A similar wave is making it's way through the membership of the LDS Church. On the surface, the Ex-Mormon movement has very few characteristics to a political revolution, but the way this revolution has been sparked and the way the LDS leadership is dealing with this crisis has many parallels.
Social Media and The Internet
The riots in Egypt and Tunisia were organized and promoted on social media sites like Facebook. Videos and accounts inspired citizens to organize and fight the tyranny that plagued these nations. The Internet brought world wide attention to the situation.
The Internet has also had a devastating effect on the growth of the LDS church. The LDS church has watched the growth rate steadily decline since the public release of the Internet in the 90s.
During the Egyptian revolution, Mubarak attempted to curb the revolution by shutting down the Internet in his nation. The attempt to stop the flow of information ultimately failed.
The LDS church has responded to the deluge of information on the Internet by launching a multi-million dollar Google Adwords campaign in concert with the ImAMormon campaign. A search for "Mormon Negro" will display a link to the mormon.org with the LDS spin on the former racist doctrines of the LDS Church. Each click costs the LDS church money.
The LDS church has invested in search optimization to ensure that Apologist sites appear at the top of each Mormon related search. The effectiveness seems to mirror Mubarak's attempt to block Internet access in Egypt. The information continues to be shared on blogs, message boards and social media. The flood of detractors continue to blog about their findings and participate in groups organized on Facebook other social networking sites.
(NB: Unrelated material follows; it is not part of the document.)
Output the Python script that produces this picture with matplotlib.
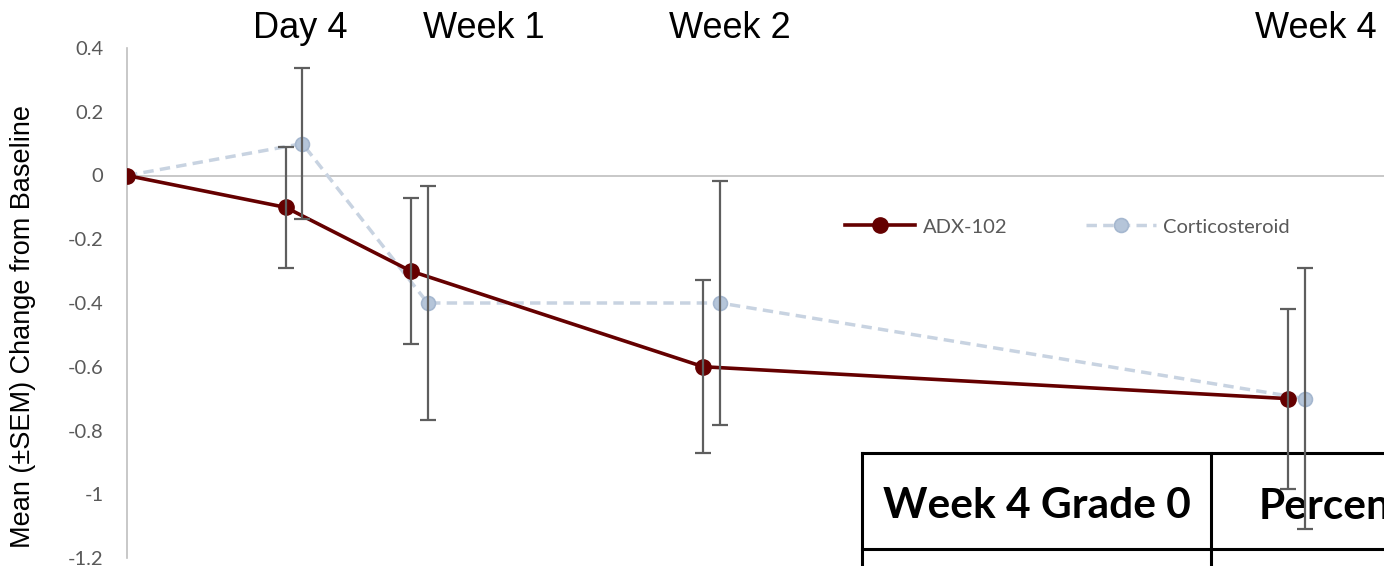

It is simply not possible to stop the free flow of information and the attempts to do so exacerbate the frustrations felt by faithful members that discover the real history of the founding of the LDS church.
Denial of the Problem
We all watched the drama unfold in Libya. In the beginning stages of the revolt, Gaddafi insisted that al-Qaeda and outside influences were responsible for the revolt. He went on to say that young people were being duped by drugs and alcohol. Syrian president Bashar al-Assad blamed 'foreign planning' for the rebellion in his nation. The leaders of Arab nations insist that the recent rash of protests and rebellions are due to external pressures and have little to do with the corruption and oppression perpetrated by these brutal dictators.
The LDS church has also pointed the finger at outside forces for the recent wave of apostasy. They point the finger at "anti-mormon" Internet pages that make it extremely difficult for people to receive an honest and fair appraisal of Mormonism.
Marlin Jensen was recently quoted as saying:
“Never before have we had this information age, with social networking and bloggers publishing unvetted points of view.”and:
"the church is concerned about misinformation and distorted information, but we are doing better and trying harder to get our story told in an accurate way."At Utah State Jensen was quoted saying:
"The fifteen men really do know, and they really care. And they realize that maybe since Kirtland, we never have had a period of, I’ll call it apostasy, like we’re having right now; largely over these issues."
It's interesting to note that quickly following this Q and A session at Utah State that Marlin Jensen was released from his position as church historian. He is also later quoted, backtracking on his original statement:
“I have heard that our overall activity, especially in the United States, is as good as it’s ever been. To say we are experiencing some Titanic-like wave of apostasy is inaccurate.”This denial doesn't seem to have much of an effect. The word is out and is being spread throughout the Internet and the media.
Outlook - The Future
The future of the governments in the Arab world seem to be pending on their ability to reform and address the demands of the people. In a recent 60 Minutes interview, Bob Simon spoke with Faisal al-Qassem of the Al Jazeera network regarding Al Jazeera's role in the "Arab Spring" movement.
"We are here to reveal everything, to cover everything. That's why they don't like us. We are talking here about Arab governments, Arab regimes. I'm not talking about the Arab people. The Arab people love Al Jazeera."
When Simon asked if Al Jazeera had an agenda, Al Qasim responded:
"What is wrong with transforming the Arab world from tyranny and despotism into a democracy? What's wrong with that? If there is an agenda, it's a very good agenda."
The critics of Mormonism have also formed their own "Al Jazeera" of sorts on the Internet. Many of these critics would like to see a reformation of the Mormon church. Many others are demanding honesty from LDS leadership in regards to their history.
I too would like to see moderation in the Mormon church. The demand for 100% conformance to Mormon beliefs crushes intellectual inquiry. I have also called for a repudiation of the church's former racist doctrines.
This "Arab Spring" of the LDS church will continue to accelerate until the leadership comes to grips with their history. The Internet has accelerated this movement through blogs and social networking. At this point, the "unhallowed hands" appear to be slowing the "work" from progressing. The LDS church can now choose honesty and moderation or face eventual collapse.